Today’s passage: 1 Timothy 2:8-15
Helpful thoughts:
- In these verses, Paul continues to give instruction for the ministry of the gathered church.
- Men and women are made in the image of God and equal in worth. God has given them complementary roles in their marriages and in the church.
- Women ought to be learners, never forbidden from pursuing great knowledge and growth, and they can be gifted to teach and ought to teach in different ministries in the church (e.g. Titus 2:3-4)
- When men and women are gathered together, God has called on men to teach and lead.

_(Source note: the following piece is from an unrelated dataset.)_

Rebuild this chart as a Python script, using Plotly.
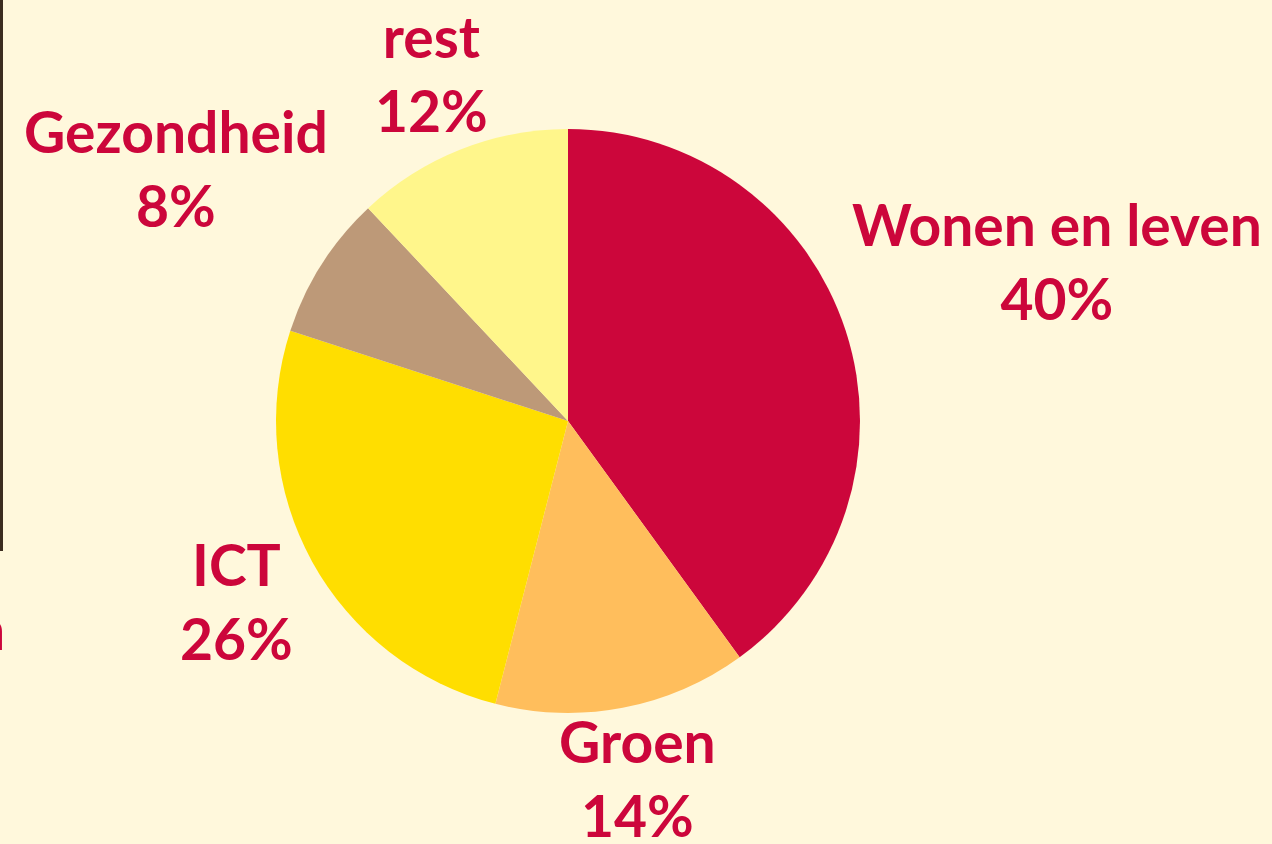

- Remember, Paul was writing this letter to the church at Ephesus, so there very likely was a woman or women who were desiring to teach or preach, to lead in some way, and Paul spoke to the issue directly.
- Verse 13 reminds us that the roles of men and women were not started after the fall. To allow women to lead and to preach is not going back to pre-fall conditions. The battle for leadership is in fact a consequence of the fall. Hatred of submission and chauvinistic leadership, or even men being prone to abandon the responsibility and weight of loving leadership are consequences of the fall.
- Women are not “saved” (Eternal salvation) through child-bearing, but rather “saved” (Preserved and doing great work) through child-bearing.
- Mothers have the amazing task and responsibility to pour into the lives of children! The role of the mother in the home and in the spiritual life of the next generation is invaluable and is to be celebrated. It is not second-class work.
- Women are not “saved” (Eternal salvation) through child-bearing, but rather “saved” (Preserved and doing great work) through child-bearing.
Questions to consider:
- Why is it important that we pray for the lost without anger and quarreling? If the lost cause us to be angry, what might we be forgetting about our own salvation? If we are quarreling as a church, what might we have forgotten about our purpose?
- What seems to be the heart of Paul’s command for women in verses 9-10? Is jewelry intrinsically evil? If there are women in the church who are poor and women in the church who are rich, how might the rich women need to consider how to best love the others without flaunting their worldly possessions? How does our humility and unity in Christ help us to think about ways we can be sensitive towards others in a way that keeps us focused on what’s most important?
- Why do passage like this cause people to grit their teeth and look for explanations out of what it is obviously saying? How does the fall and the curse make it this way (Genesis 3:16)? For the Christian man and woman, why should the words, “leadership” and “submission” be beautiful things that we strive for in faith and love?